Personal information
- Born: July 12, 1954 (age 72) Thunder Bay, Ontario, Canada

Skiing career
- Sport: Alpine skiing
- Retired: March, 1982
- World Cup debut: December 22, 1973

Olympics
- Teams: 2

World Cup
- Seasons: 8
- Wins: 1
- Podiums: 2

= Dave Irwin =

Canadian alpine skier (born 1954)

Dave Irwin (born July 12, 1954) is a former alpine ski racer who represented Canada at two Winter Olympic Games and won a World Cup downhill. He was one of the "Crazy Canucks", a group of Canadian downhill racers who rose to prominence on the World Cup circuit in the late 1970s. He lives in Canmore, Alberta, near the Rocky Mountains.

==Biography==
Dave Irwin was born in Thunder Bay, Ontario, Canada where he learned to ski at the age of three at his father's ski resort. By the age of 17, Irwin had been selected to be a member of the Canadian National Ski Team. Originally picked for his ability as a slalom skier, he successfully switched to downhill when national team coach Scotty Henderson reoriented the squad and the team's resources towards the speed event.

Irwin's first World Cup race was the downhill at Schladming, Austria on December 22, 1973 where he placed 14th. Two years later at Schladming, he won the downhill event in a time of 2:00.84 beating the second-place finisher, Klaus Eberhard by almost two seconds.
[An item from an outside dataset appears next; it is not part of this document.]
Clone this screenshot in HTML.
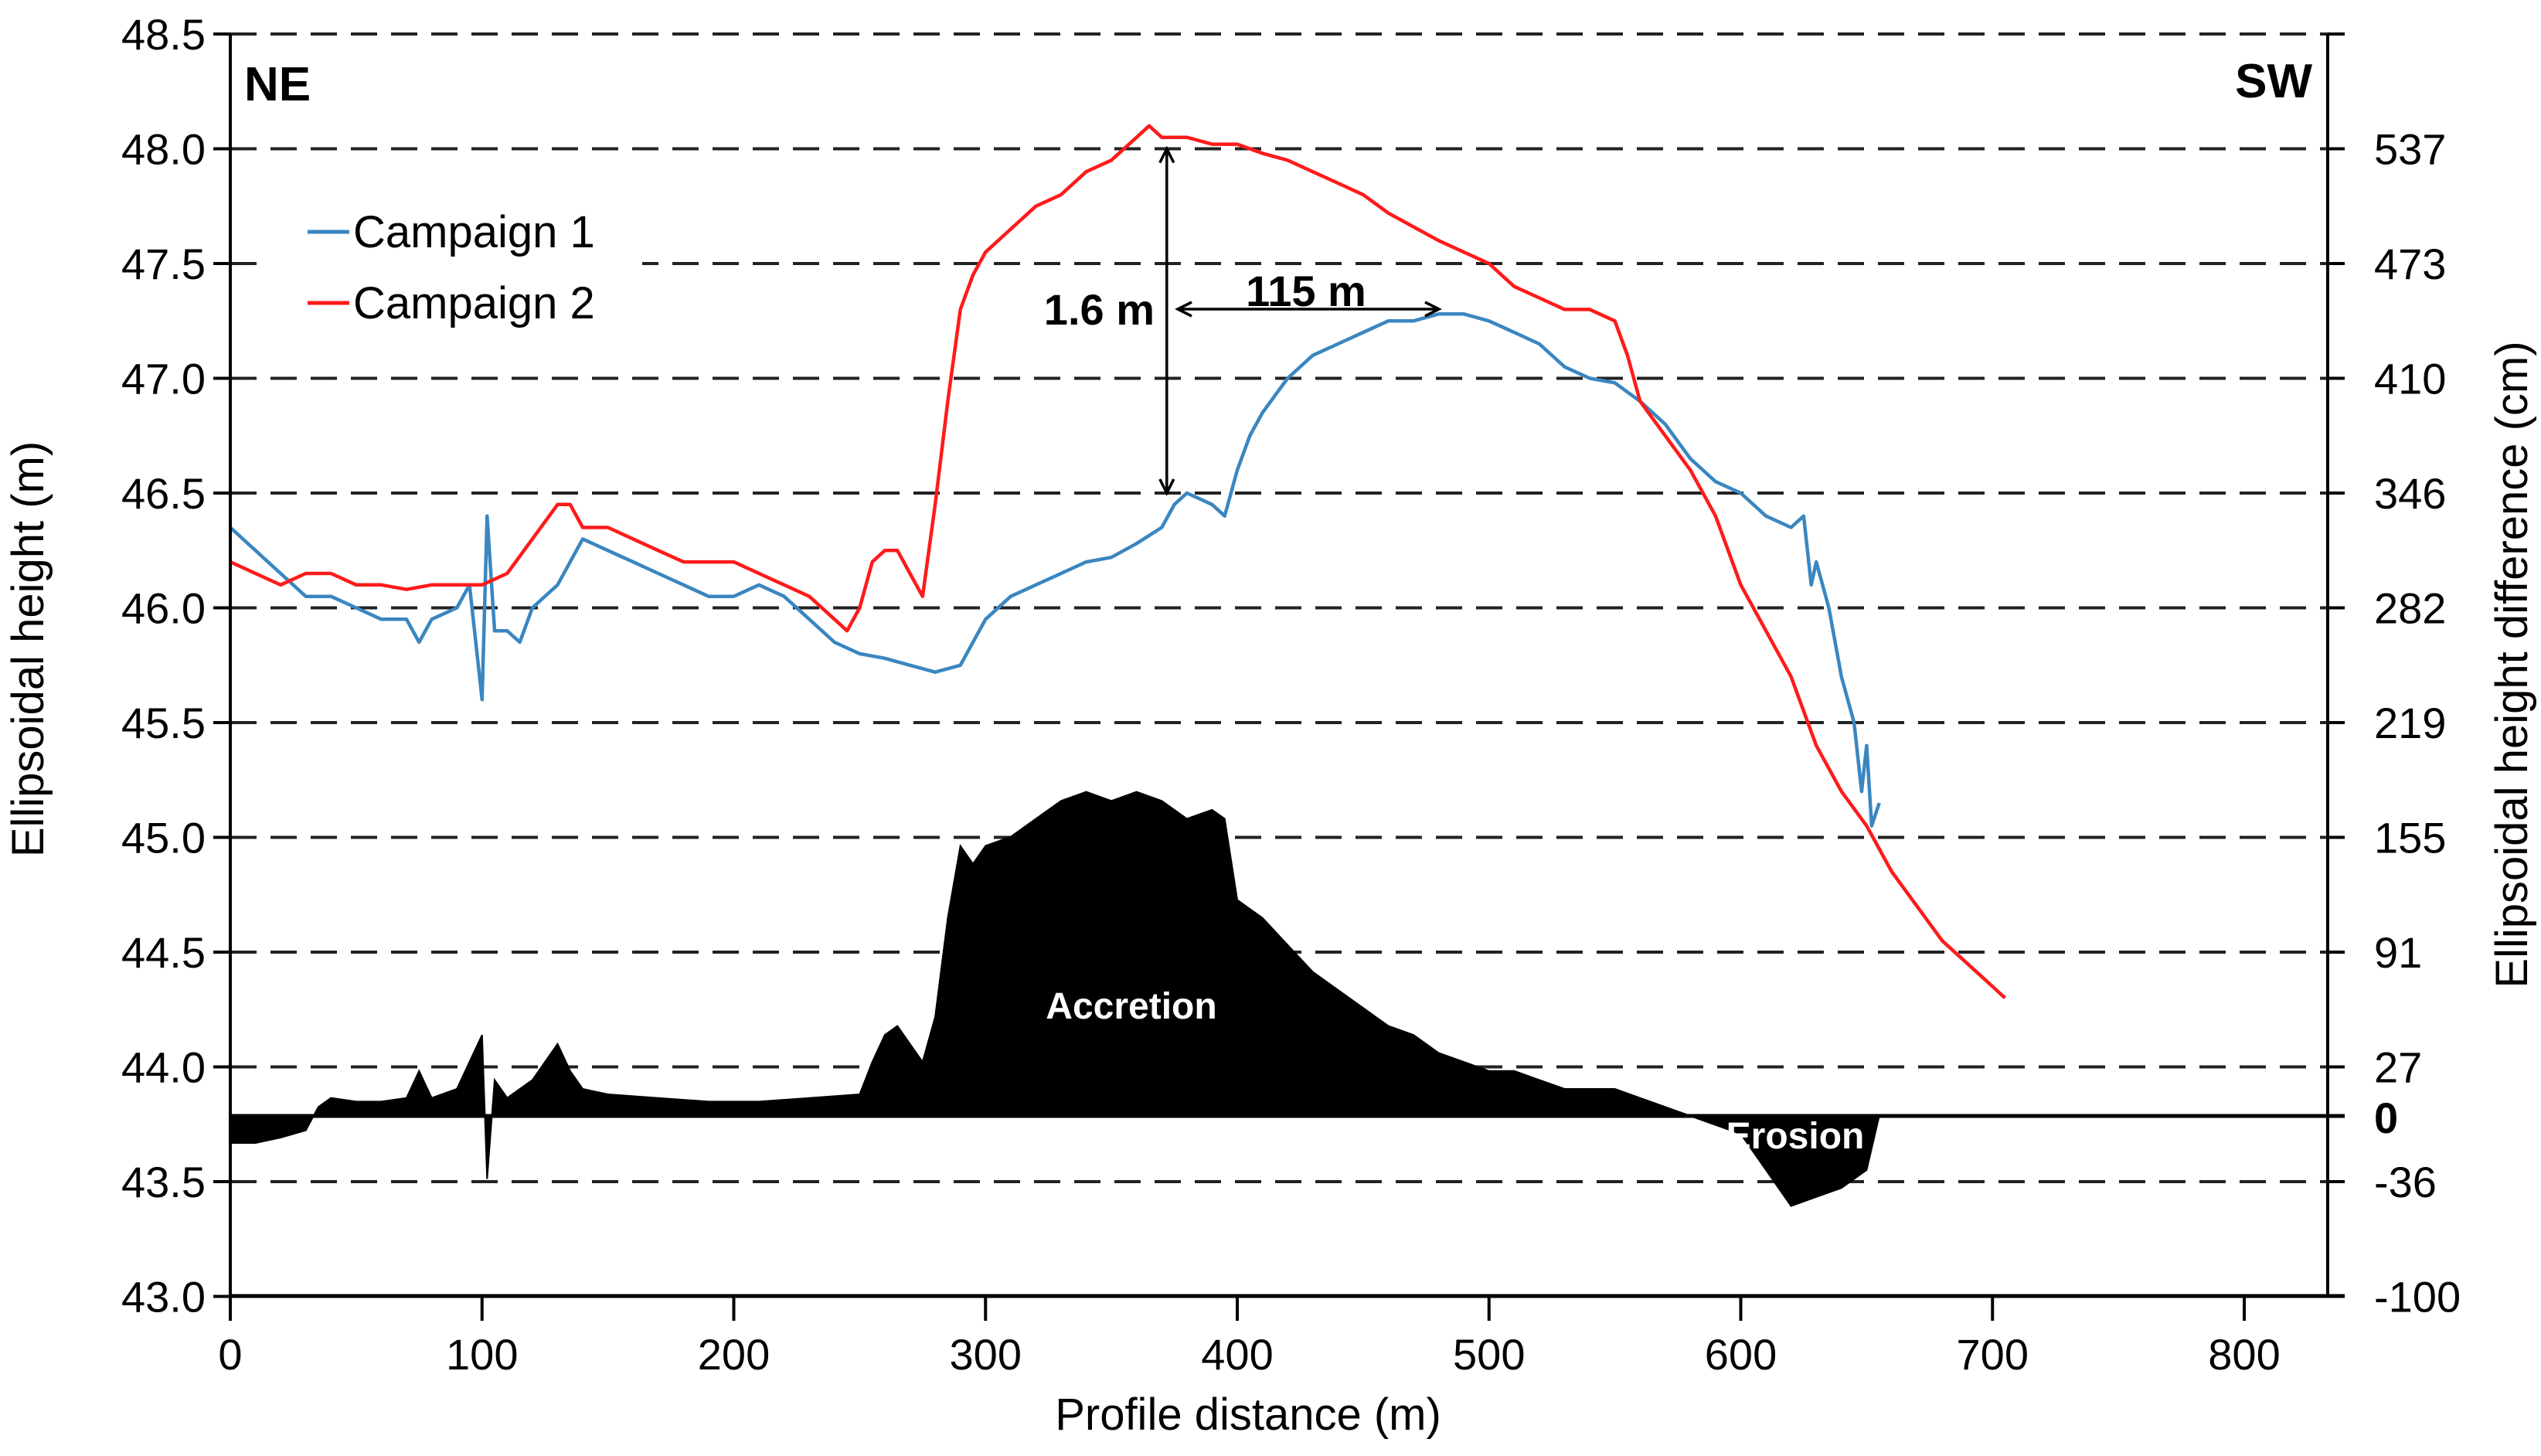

Irwin reached the podium again in 1982 with a third-place finish at the World Cup downhill in Whistler, B.C. behind winner Peter Müller, and team mate Steve Podborski.

Irwin represented Canada at two Winter Olympic Games. At the 1976 Winter Olympics in Innsbruck, Austria, Irwin finished eighth. At the 1980 Winter Olympics in Lake Placid, USA, he placed eleventh.

== Traumatic brain injury ==
Iriwn sustained two severe concussions during his racing career, once before the 1976, Olympics, and a second concussion before the 1980 Olympics. The first concussion was sustained on January 10, 1976 at the downhill race in Wengen, Switzerland — two weeks after his sole World Cup win at Schladming — and resulted in five days in hospital. Less than two weeks later, Irwin was back training with the ski team. Canadian Corner a Section of the Lauberhorn near Wengen in Switzerland. The heavily twisting curve at the left-hand transition to the Alpweg is named after the Crazy Canucks, Ken Read and Dave Irwin who both fell there in 1976.

Irwin suffered a traumatic brain injury on a training run for an Export A Skier-Cross event on March 23, 2001 which put him in a coma for three days. He recovered slowly from the injury with severe memory loss. He and his fiancée Lynne Harrison later created the Dave Irwin Foundation for Brain Injury. The foundation was dissolved in 2016.